Project partners at Shom have reached an important milestone for their task on assessing the burial probability of historic munitions in European seas: 3 TB of publicly available hydrosedimentary data have been analysed and condensed into a single data product. This data product will serve as input data for the munition burial model prototype to be developed next.
Within work package 4 (“subseafloor munition detection and classification”), project partners at Shom (France) are working on developing a probabilistic model prototype to predict burial of historic munitions in European seas. This knowledge would be beneficial when choosing methods for UXO detection and identification: appropriate survey methods and tools may vary depending on whether UXOs are expected to be lying on the seabed or buried in the sediment.
Munition burial depends largely on hydrosedimentary conditions at the bottom of the sea: local seabed sediment properties (e.g. grain size) and hydrodynamics (e.g. current speed) influence how deep historic munitions might be buried today. To assess this burial probability, data about past hydrosedimentary conditions are needed as input for the model. There are, however, two constraints: 1. No large-scale high-resolution hydrosedimentary time series are available for the whole period since the end of the two World Wars. 2. Due to process-related uncertainties, it is currently impossible to deterministically simulate UXO burial/unburial dynamics for such a long time period and a spatial extent covering multiple shelf seas. To overcome these constraints, we chose a probabilistic modelling approach that uses maps of statistical hydrosedimentary conditions as input. The input data are based on publicly available data products that cover the longest possible time period while still containing all necessary variables. EU Copernicus Marine Service and EMODnet Geology provide these data products. High-resolution current model data are available for a period of a few years, high-resolution wave model data are available for forty-five years, and seabed substrate type data do not contain any temporal variation. All data were assumed to be representative of the hydrosedimentary conditions for the whole studied time period. In total, the datasets amount to a size of 3 TB for the area of interest, which consists of the English Channel, North Sea and Baltic Sea.

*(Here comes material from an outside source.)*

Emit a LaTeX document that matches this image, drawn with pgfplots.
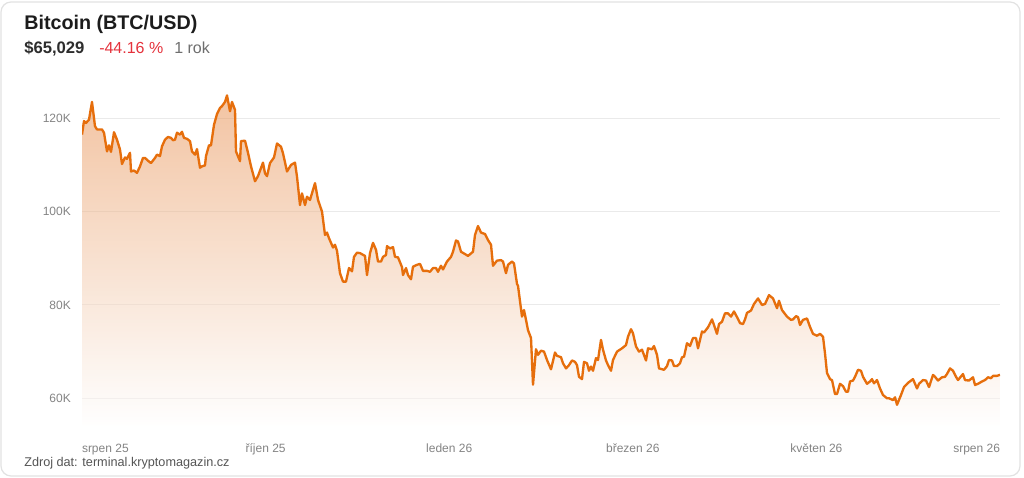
\documentclass[border=0pt]{standalone}
\usepackage{pgfplots}
\usepackage{pgfplotstable}
\pgfplotsset{compat=1.18}
\usepackage{fontspec}
\setmainfont{Liberation Sans}

\definecolor{btcline}{RGB}{230,110,12}
\definecolor{btcfill}{RGB}{231,142,78}
\definecolor{gridgray}{RGB}{234,234,234}
\definecolor{ticktext}{RGB}{132,132,132}
\definecolor{titletext}{RGB}{28,28,28}
\definecolor{pricetext}{RGB}{45,45,45}
\definecolor{lossred}{RGB}{229,50,60}
\definecolor{subgray}{RGB}{110,110,110}
\definecolor{srctext}{RGB}{85,85,85}
\definecolor{cardborder}{RGB}{226,226,226}

% t = position along the year (0..918), v = price in thousands USD
\pgfplotstableread{
t v
0 116.5
2 119.4
4 119.0
7 119.7
10 123.5
13 118.3
15 117.6
20 117.6
22 116.9
25 112.9
27 114.2
29 112.8
32 117.0
35 115.4
38 113.3
40 110.2
43 111.6
45 111.3
48 112.6
49 108.6
52 108.8
55 108.3
58 109.7
61 111.5
63 111.5
66 110.9
69 110.4
73 111.5
75 112.2
78 111.9
80 114.0
83 115.4
86 116.0
89 115.8
91 115.3
93 115.4
95 116.9
98 116.5
100 117.1
102 115.8
105 115.6
108 115.1
110 112.9
113 112.2
115 113.4
118 109.4
120 109.7
123 109.9
124 111.9
127 114.2
129 114.2
132 118.6
135 120.9
138 122.2
140 122.6
143 123.5
145 124.9
148 121.5
150 123.5
153 121.8
154 112.9
158 110.8
159 115.1
163 115.2
166 112.6
169 109.7
173 106.5
176 107.6
181 110.5
183 108.2
185 107.6
188 110.4
192 111.6
195 114.6
199 113.9
201 112.5
205 108.6
209 110.0
213 110.5
215 107.5
218 101.4
220 103.9
223 101.4
225 103.2
228 102.5
233 106.1
236 102.5
240 100.0
243 95.0
245 95.5
247 94.3
251 92.3
253 92.9
255 91.6
258 86.8
261 85.0
264 85.0
267 87.9
270 87.2
272 90.3
275 91.2
278 91.1
283 90.5
285 86.4
288 91.1
291 93.3
294 91.8
296 89.3
299 89.3
301 90.3
304 90.7
305 92.6
308 92.1
311 92.4
313 90.3
316 90.2
320 88.1
321 86.4
324 87.9
326 86.4
329 85.5
331 88.2
335 88.6
338 88.8
341 87.3
345 87.3
348 87.1
351 87.9
354 87.9
356 87.1
359 88.4
361 87.6
365 89.3
369 90.3
371 91.4
374 93.8
376 93.6
379 91.4
383 90.9
386 90.5
391 91.4
393 95.0
396 96.9
399 95.5
403 95.2
406 93.9
409 92.9
411 88.4
415 89.5
419 89.6
421 89.3
424 86.8
426 88.6
430 89.3
432 88.9
435 84.5
436 84.1
440 77.5
442 78.9
444 76.8
446 74.6
449 72.9
451 62.9
454 70.5
456 69.3
459 70.2
462 70.0
465 68.2
469 66.2
473 69.8
475 69.1
479 68.8
481 67.5
484 66.4
487 67.1
490 68.1
493 67.8
495 67.1
497 64.6
500 64.1
502 67.8
505 67.5
507 65.9
509 66.8
511 65.9
514 68.6
516 68.2
519 72.5
521 70.4
524 68.1
526 67.1
529 65.9
531 68.2
535 70.0
540 70.7
544 71.4
546 73.2
549 74.8
551 73.9
554 71.1
557 70.0
560 70.4
564 68.1
566 70.7
570 70.5
572 71.2
575 69.3
577 66.4
582 66.1
585 66.9
587 68.2
590 68.1
592 66.9
595 66.9
598 67.5
600 68.8
602 68.9
605 71.8
608 71.2
611 72.9
614 72.9
616 70.7
620 74.3
622 74.1
626 75.2
630 76.9
632 75.7
635 73.8
637 75.9
640 76.4
643 78.2
646 78.2
649 77.5
652 78.6
655 77.4
658 76.1
661 75.9
663 76.9
665 78.3
669 78.8
672 80.2
676 81.4
680 80.0
683 80.2
687 82.1
691 81.4
695 79.3
697 80.9
700 78.9
705 77.5
709 76.8
711 76.9
714 77.6
716 77.4
718 75.7
721 76.8
725 77.1
728 75.3
731 73.8
735 73.4
738 73.8
741 73.2
743 69.6
745 65.4
748 64.1
750 63.9
753 60.9
755 60.9
758 63.1
761 62.6
764 61.4
766 61.4
768 63.6
771 63.8
773 64.6
776 66.1
779 65.9
781 64.6
785 63.1
788 63.6
790 64.1
792 63.2
795 63.9
798 62.1
801 60.7
805 60.0
807 60.0
811 59.6
813 60.2
815 58.6
819 60.7
822 62.4
826 63.3
831 64.1
835 62.1
837 63.1
841 63.9
844 63.8
847 62.4
851 65.0
853 64.6
856 63.8
860 64.5
863 64.6
865 65.2
868 66.4
871 65.9
874 64.6
876 63.9
881 65.2
883 63.9
887 63.8
891 64.5
893 62.85
896 63.1
900 63.6
903 63.9
906 64.5
909 64.3
911 64.8
915 64.8
918 65.03
}\btc

\begin{document}
\begin{tikzpicture}
\begin{scope}[x=0.75pt,y=0.75pt]
\path[use as bounding box] (0,0) rectangle (1024,478);
\draw[cardborder, line width=0.9pt, rounded corners=7.5pt, fill=white] (1,2) rectangle (1020,476);
\end{scope}

\begin{axis}[
  at={(61.5pt,38.8pt)}, anchor=south west,
  scale only axis,
  width=688.5pt, height=259pt,
  xmin=0, xmax=918, ymin=54, ymax=128,
  axis line style={draw=none},
  major tick length=0pt,
  ymajorgrids,
  grid style={gridgray, line width=0.8pt},
  ytick={60,80,100,120},
  yticklabels={60K,80K,100K,120K},
  yticklabel style={anchor=east, inner sep=0pt, xshift=-8.2pt, font=\fontsize{9}{10}\selectfont, text=ticktext},
  xtick={0,183.6,367.2,550.8,734.4,918},
  xticklabels={\rlap{srpen 25},{říjen 25},{leden 26},{březen 26},{květen 26},\llap{srpen 26}},
  xticklabel style={anchor=base, inner sep=0pt, yshift=-20pt, font=\fontsize{9}{10}\selectfont, text=ticktext},
]
% gradient area under the price line, closed down to the bottom of the axis
\addplot[draw=none, top color=btcfill, bottom color=white, fill opacity=0.52]
  table[x=t, y=v] {\btc} -- (axis cs:918,54) -- (axis cs:0,54) -- cycle;
\addplot[btcline, line width=1.75pt, line join=round] table[x=t, y=v] {\btc};
\end{axis}

\begin{scope}[x=0.75pt,y=0.75pt]
\node[anchor=base west, inner sep=0pt, text=titletext, font=\fontsize{14.8}{16}\selectfont\bfseries] at (24,448) {Bitcoin (BTC/USD)};
\node[anchor=base west, inner sep=0pt, text=pricetext, font=\fontsize{12.5}{14}\selectfont\bfseries] at (24,424) {\$65,029};
\node[anchor=base west, inner sep=0pt, text=lossred, font=\fontsize{12}{14}\selectfont] at (99,424) {-44.16 \%};
\node[anchor=base west, inner sep=0pt, text=subgray, font=\fontsize{12}{14}\selectfont] at (174,424) {1 rok};
\node[anchor=base west, inner sep=0pt, text=srctext, font=\fontsize{9.5}{10}\selectfont] at (24,12) {Zdroj dat: terminal.kryptomagazin.cz};
\end{scope}
\end{tikzpicture}
\end{document}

In order to condense the data for the probabilistic modelling approach, a statistical analysis of the hydrodynamic data was performed. Among others, the discrete probability distributions of current speed and wave-induced speed values were computed. Additionally, a median grain size (d50) was estimated for each sediment class.
The final compiled and condensed data product is only 13 GB large and describes the statistical hydrosedimentary characteristics of the English Channel, North Sea and Baltic Sea. Now that the hydrosedimentary data has been compiled into a single data product, it will serve as input for the munition burial model prototype that will be developed during the next phase of the project.